A LITTLE over a year after its listing on the ACE Market, Topmix Bhd appears confident in sustaining its growth trajectory.
The decorative surface designer with a market capitalisation of RM151.6mil aims for double-digit growth in its financial year ending Dec 31, 2025 (FY25) on projected strong demand for its products and services at home.
The company recently branched out to Thailand through 35%-owned Favor Topmix (Thailand) Co Ltd, where it is experiencing rapid growth.
Its main product is the high-pressure laminate (HPL), or known as “Formica” in Malaysia, a material that is used for kitchen countertops at home to commercial wall panels for aesthetic purposes in property or interior design projects.
“We are still targeting double-digit growth for 2025, and this builds upon the strong momentum last year.
“It will be driven by product diversification and geographical expansion.
“Also, we would like to scale up the melamine-faced chipboard (MFC), a more cost-effective option which complements the HPL segment,” its managing director Jack Teo (picture) tells StarBiz 7.
Organic growth
In its recent first quarter ended March 31, Topmix’s net profit for the quarter more than doubles to RM3.06mil from RM1.27mil in the same quarter a year ago as revenues rise by 14% year-on-year to RM22.07mil.
In FY24, the company reported a net profit of RM11.57mil and revenues of RM92.93mil.

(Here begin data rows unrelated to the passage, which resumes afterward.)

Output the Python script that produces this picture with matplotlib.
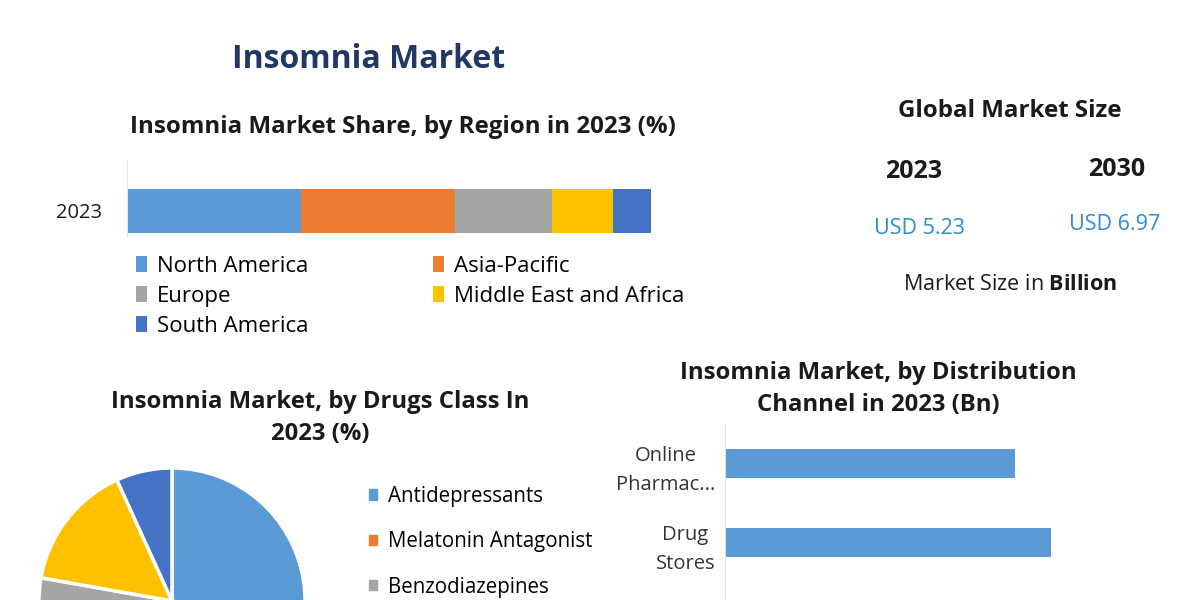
import numpy as np
from matplotlib import pyplot as plt
from matplotlib.patches import Patch

plt.rcParams['font.family'] = ['Open Sans', 'DejaVu Sans']
plt.rcParams['mathtext.fontset'] = 'custom'
plt.rcParams['mathtext.rm'] = 'Open Sans'
plt.rcParams['mathtext.bf'] = 'Open Sans:bold'

# ---- data ----
regions = ['North America', 'Asia-Pacific', 'Europe', 'Middle East and Africa', 'South America']
region_share = [33.2, 29.4, 18.5, 11.6, 7.3]
region_colors = ['#5B9BD5', '#ED7D31', '#A5A5A5', '#FFC000', '#4472C4']

drug_classes = ['Antidepressants', 'Melatonin Antagonist', 'Benzodiazepines',
                'Non-benzodiazepines', 'Orexin Antagonist']
drug_share = [45.0, 20.0, 12.8, 15.4, 6.8]
drug_legend_shown = 3   # the rest of the legend falls below the picture

channels = ['Online\nPharmac...', 'Drug\nStores', 'Hospital\nPharmac...']
channel_bn = [1.61, 1.81, 1.81]

years = ['2023', '2030']
market_size = ['USD 5.23', 'USD 6.97']

W, H = 1200, 600
def fx(x): return x / W
def fy(y): return 1 - y / H
def box(x0, y0, x1, y1):
    # pixel box (top-left origin) -> figure axes rect
    return [x0 / W, 1 - y1 / H, (x1 - x0) / W, (y1 - y0) / H]

fig = plt.figure(figsize=(12, 6), dpi=100)
fig.patch.set_facecolor('white')
txt = '#1a1a1a'

# ---- headings ----
fig.text(fx(369), fy(60), 'Insomnia Market', ha='center', va='center',
         fontsize=23, fontweight='bold', color='#1F3864')
fig.text(fx(403), fy(127), 'Insomnia Market Share, by Region in 2023 (%)', ha='center',
         va='center', fontsize=17.4, fontweight='bold', color=txt)

# ---- stacked region bar ----
ax1 = fig.add_axes(box(127, 160, 651, 237))
left = 0
for name, val, col in zip(regions, region_share, region_colors):
    ax1.barh([0.34], [val], left=left, height=0.57, color=col, label=name)
    left += val
ax1.set_xlim(0, 100)
ax1.set_ylim(0, 1)
ax1.set_yticks([0.34])
ax1.set_yticklabels(['2023'], fontsize=14.5, color=txt)
ax1.tick_params(axis='y', length=0, pad=18)
ax1.set_xticks([])
for s in ['top', 'right', 'bottom']:
    ax1.spines[s].set_visible(False)
ax1.spines['left'].set_color('#E3E3E3')
h, l = ax1.get_legend_handles_labels()
order = [0, 2, 4, 1, 3]
ax1.legend([h[i] for i in order], [l[i] for i in order], ncol=2, frameon=False,
           loc='upper left', bbox_to_anchor=(fx(136), fy(256)), bbox_transform=fig.transFigure,
           fontsize=16, handlelength=0.5, handleheight=0.7, handletextpad=0.45,
           columnspacing=5.6, labelspacing=0.4, borderaxespad=0, borderpad=0)

# ---- global market size block ----
fig.text(fx(1010), fy(111), 'Global Market Size', ha='center', va='center',
         fontsize=17.4, fontweight='bold', color=txt)
for x, y, yr in zip([914, 1117], [172, 170], years):
    fig.text(fx(x), fy(y), yr, ha='center', va='center', fontsize=18,
             fontweight='bold', color=txt)
for x, y, val in zip([919, 1115], [228, 225], market_size):
    fig.text(fx(x), fy(y), val, ha='center', va='center', fontsize=15.5,
             color='#2E8BD3')
fig.text(fx(1010), fy(284), 'Market Size in $\\mathbf{Billion}$', ha='center', va='center',
         fontsize=15.5, color=txt)

# ---- drug class pie ----
fig.text(fx(320), fy(418), 'Insomnia Market, by Drugs Class In\n2023 (%)', ha='center',
         va='center', fontsize=17.2, fontweight='bold', color=txt, linespacing=1.4)
cx, cy, r = 172, 601, 133
ax2 = fig.add_axes(box(cx - r, cy - r, cx + r, cy + r))
wedges, _ = ax2.pie(drug_share, colors=region_colors, startangle=90, counterclock=False,
                    wedgeprops=dict(edgecolor='white', linewidth=2.5))
ax2.set_xlim(-1, 1)
ax2.set_ylim(-1, 1)
ax2.set_aspect('equal')
ax2.axis('off')
handles = [Patch(color=region_colors[i]) for i in range(drug_legend_shown)]
fig.legend(handles, drug_classes[:drug_legend_shown], loc='upper left',
           bbox_to_anchor=(fx(369), fy(486)), frameon=False, fontsize=14.8,
           handlelength=0.4, handleheight=0.4, handletextpad=0.5, labelspacing=1.18,
           borderaxespad=0, borderpad=0)

# ---- distribution channel bars ----
fig.text(fx(878), fy(389), 'Insomnia Market, by Distribution\nChannel in 2023 (Bn)',
         ha='center', va='center', fontsize=17.2, fontweight='bold', color=txt,
         linespacing=1.4)
ax3 = fig.add_axes(box(725, 424, 1175, 661))
ypos = np.arange(len(channels))
ax3.barh(ypos, channel_bn, height=0.36, color='#5B9BD5')
ax3.set_ylim(len(channels) - 0.5, -0.5)
ax3.set_xlim(0, 2.5)
ax3.set_yticks(ypos)
ax3.set_yticklabels(channels, fontsize=14.5, color='#333333', linespacing=1.6,
                    multialignment='center')
ax3.tick_params(axis='y', length=0, pad=7)
ax3.set_xticks([])
for s in ['top', 'right', 'bottom']:
    ax3.spines[s].set_visible(False)
ax3.spines['left'].set_color('#E3E3E3')

plt.savefig('out.png', dpi=100)
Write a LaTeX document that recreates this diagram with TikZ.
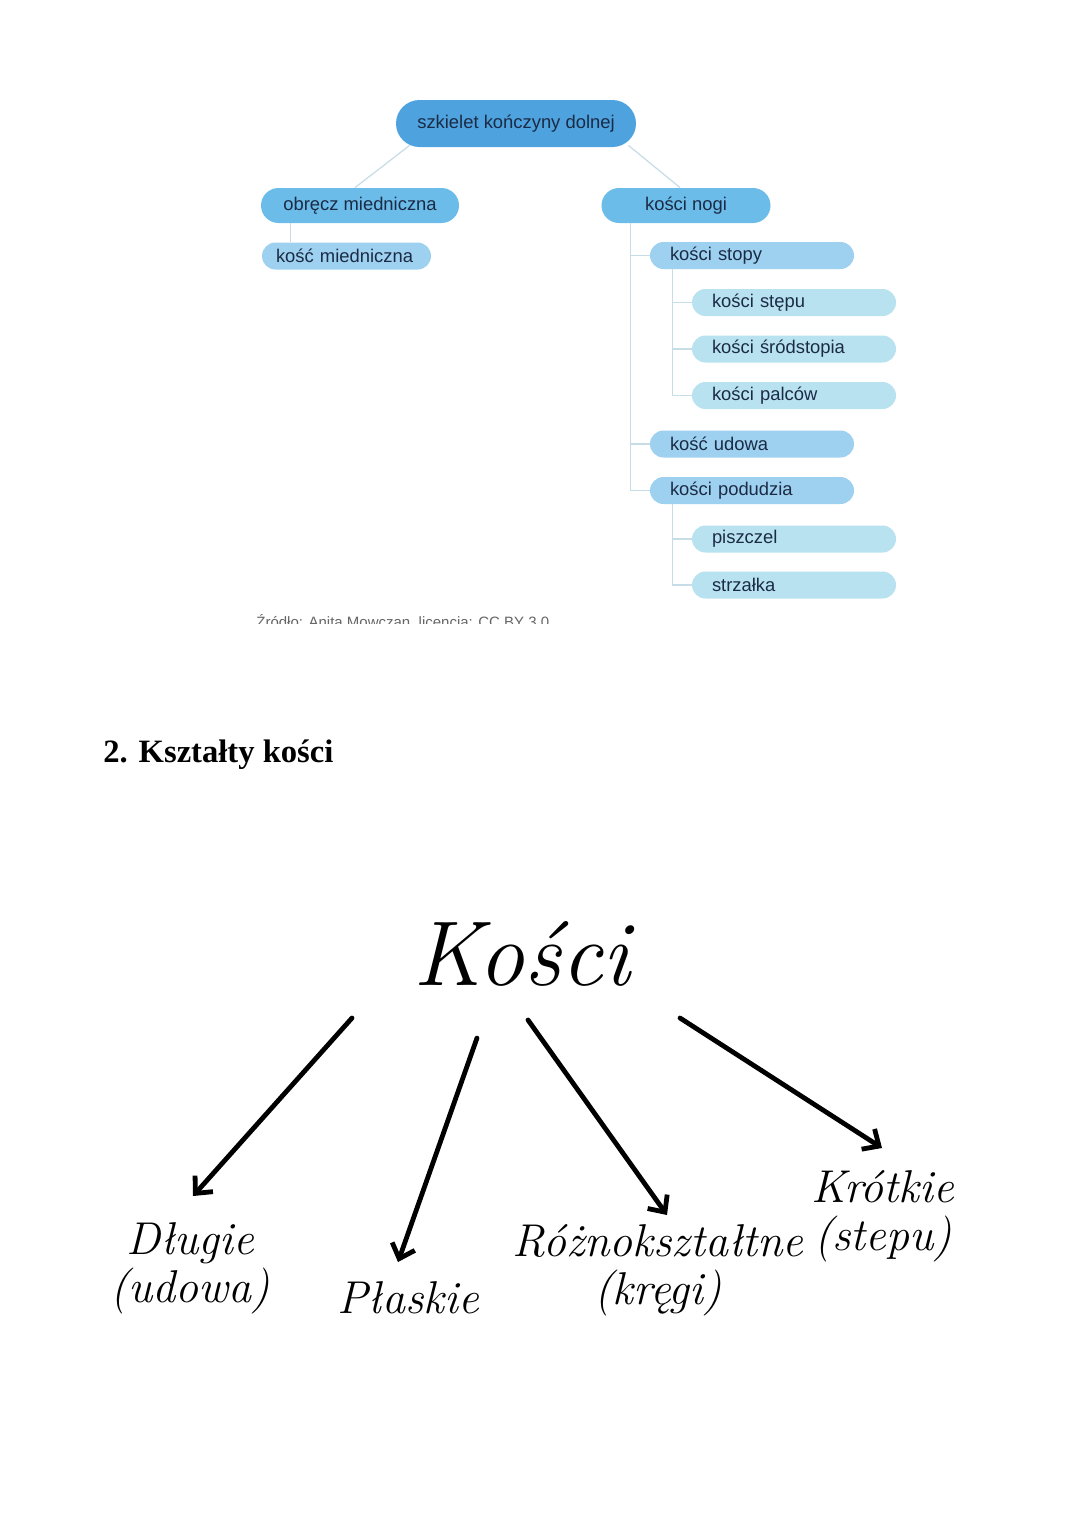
\documentclass[tikz,border=0pt]{standalone}
\usepackage{fontspec}
\newfontfamily\treefont{Liberation Sans}
\newfontfamily\headfont{Liberation Serif}
\usetikzlibrary{arrows.meta,calc}

\definecolor{rootblue}{HTML}{4EA2DE}
\definecolor{mainblue}{HTML}{6CBCEA}
\definecolor{subblue}{HTML}{9ED1EF}
\definecolor{leafblue}{HTML}{B8E2F0}
\definecolor{navytext}{HTML}{1B2B45}
\definecolor{treeline}{HTML}{C6DCE7}

\begin{document}
\begin{tikzpicture}[
            x=0.5pt, y=-0.5pt,
            pill/.style={
                rectangle,
                draw=none,
                inner sep=0pt,
                text=navytext,
                font=\treefont\fontsize{9.2}{11}\selectfont
            },
            rootpill/.style={
                pill,
                fill=rootblue,
                minimum width=120pt,
                minimum height=23.5pt,
                rounded corners=11.75pt
            },
            mainpill/.style={
                pill,
                fill=mainblue,
                minimum height=17.5pt,
                rounded corners=8.75pt
            },
            subpill/.style={
                pill,
                fill=subblue,
                minimum height=13.5pt,
                rounded corners=6.75pt,
                inner xsep=10pt,
                text width=82pt,
                align=left
            },
            leafpill/.style={
                subpill,
                fill=leafblue
            },
            link/.style={draw=treeline, line width=0.6pt},
            hand/.style={font=\itshape\fontsize{23}{24}\selectfont, inner sep=0pt, align=center},
            arrow/.style={-{Straight Barb[length=6.5pt,width=12pt]}, line width=2.4pt, line cap=round}
        ]

        % Page
        \fill[white] (0,0) rectangle (1080,1527);
        \useasboundingbox (0,0) rectangle (1080,1527);

        % Tree: root and first level
        \node[rootpill] (root) at (516,123.5) {szkielet kończyny dolnej};
        \node[mainpill, minimum width=99pt] (obrecz) at (360,205.5) {obręcz miedniczna};
        \node[mainpill, minimum width=84.5pt] (nogi) at (686,205.5) {kości nogi};

        % Second level
        \node[subpill, inner xsep=7pt, text width=70.5pt] (miedn) at (346.5,256) {kość miedniczna};
        \node[subpill] (stopy) at (752,255.5) {kości stopy};
        \node[subpill] (udowa) at (752,444) {kość udowa};
        \node[subpill] (podudzie) at (752,490.5) {kości podudzia};

        % Third level
        \node[leafpill] (stepu) at (794,302.5) {kości stępu};
        \node[leafpill] (srodstopie) at (794,349) {kości śródstopia};
        \node[leafpill] (palce) at (794,395.5) {kości palców};
        \node[leafpill] (piszczel) at (794,539) {piszczel};
        \node[leafpill] (strzalka) at (794,585) {strzałka};

        % Tree links
        \draw[link] ($(root.south west)+(14,-2)$) -- ($(obrecz.north)+(-5,0)$);
        \draw[link] ($(root.south east)+(-8,-2)$) -- ($(nogi.north)+(-6,0)$);
        \draw[link] ($(obrecz.south west)+(30,0)$) -- ($(miedn.north west)+(29,0)$);
        \foreach \child in {stopy,udowa,podudzie}
            \draw[link] ($(nogi.south west)+(29,0)$) |- (\child.west);
        \foreach \child in {stepu,srodstopie,palce}
            \draw[link] ($(stopy.south west)+(23,0)$) |- (\child.west);
        \foreach \child in {piszczel,strzalka}
            \draw[link] ($(podudzie.south west)+(23,0)$) |- (\child.west);

        % Source line, cut off at the bottom
        \begin{scope}
            \clip (240,600) rectangle (560,623);
            \node[anchor=base west, inner sep=0pt, text=black!60, font=\treefont\fontsize{7.5}{9}\selectfont] (source) at (256,627) {Źródło: Anita Mowczan, licencja: CC BY 3.0};
        \end{scope}

        % Heading
        \node[anchor=base west, inner sep=0pt, font=\headfont\bfseries\fontsize{16.3}{19}\selectfont] (heading) at (103,762) {2. Kształty kości};

        % Shapes of bones
        \node[hand, anchor=base, font=\itshape\fontsize{46}{48}\selectfont] (kosci) at (522,985) {Kości};
        \node[hand, anchor=base] (dlugie) at (190,1302) {Długie\\(udowa)};
        \node[hand, anchor=base] (plaskie) at (408,1313) {Płaskie};
        \node[hand, anchor=base] (rozne) at (658,1304) {Różnokształtne\\(kręgi)};
        \node[hand, anchor=base] (krotkie) at (883,1250) {Krótkie\\(stepu)};

        % Arrow ends
        \coordinate (d1) at (352,1018);
        \coordinate (d2) at (193,1196);
        \coordinate (p1) at (477,1038);
        \coordinate (p2) at (398,1262);
        \coordinate (r1) at (528,1020);
        \coordinate (r2) at (667,1215);
        \coordinate (k1) at (680,1018);
        \coordinate (k2) at (882,1148);

        % Arrows
        \draw[arrow] (d1) -- (d2);
        \draw[arrow] (p1) -- (p2);
        \draw[arrow] (r1) -- (r2);
        \draw[arrow] (k1) -- (k2);

        \end{tikzpicture}
\end{document}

Meanwhile, Topmix’s HPL segment continues to see good organic growth and it will soon launch a new catalogue with new designs later this month.
“This will help us drive sales as we keep pace with the fast-changing interior design trends.
“We usually experience stronger seasonal demand in the second half of the year,” Teo says.
The company launches new design catalogues every two years and Teo says that based on historical trends, sales usually see a strong increase in the second year after these designs are out.
“For example, after we launch soon, revenue growth will be smaller this year but still in double digits: 10% to 15% growth which we target.
“But in the second year, more sales are anticipated and we target up to 35% revenue growth next year,” Teo says.
In Thailand, its associate company allows it to penetrate the market there more efficiently, with the presence of a local partner.
“We see strong demand here for our HPL products and we can leverage our joint venture partner’s strong distribution network there. Topmix Thailand’s operations started last September.
Sales have increased sharply.
“While volumes are not big, revenue has been increasing every month,” Teo says.
While the company owns only 35% of the operations in Thailand, Teo says there is an agreement whereby Topmix will be the sole supplier for Topmix Thailand.
The company has three warehouses in Malaysia – Subang, Selangor; Penang and Johor.
“We have increased our warehouse capacity in Subang by about 76% to accommodate a wider range of product lines and to meet anticipated rising demand.
“Penang’s newly opened sales office and warehouse will enhance our coverage in the north. This will set a strong foundation to cater for the export market,” he says.
Asset light
Topmix employs an asset-light model in its business operations, whereby it does not own the manufacturing facilities but performs the tasks of marketing and designing its products.
Teo says an asset-light model allows the company to be agile and flexible since it outsources the manufacturing to other parties. “We are like Nike or Adidas and outsource to our trusted original equipment manufacturers.
“It allows us to focus on sales, marketing and brand building rather than spreading our resources in capital-intensive manufacturing operations.
“We have a 35% market share in the HPL segment,” he adds.
“We don’t have plans for full-scale manufacturing but we have a light assembly facility for MFC.
“Gradually, we will ramp up operations here.”
According to Teo, the company is planning to launch its own Topmix-branded components offering products such as door handles and kitchen cabinet handles.
This will be done through an asset-light operation with an initial RM3mil expenditure.
“For full-scale manufacturing, we recognise that countries such as China or South Korea have a long-established advantage, including economies of scale with their more mature products and ecosystem.
“Due to this, we would rather outsource this part of the work to them,” Teo says.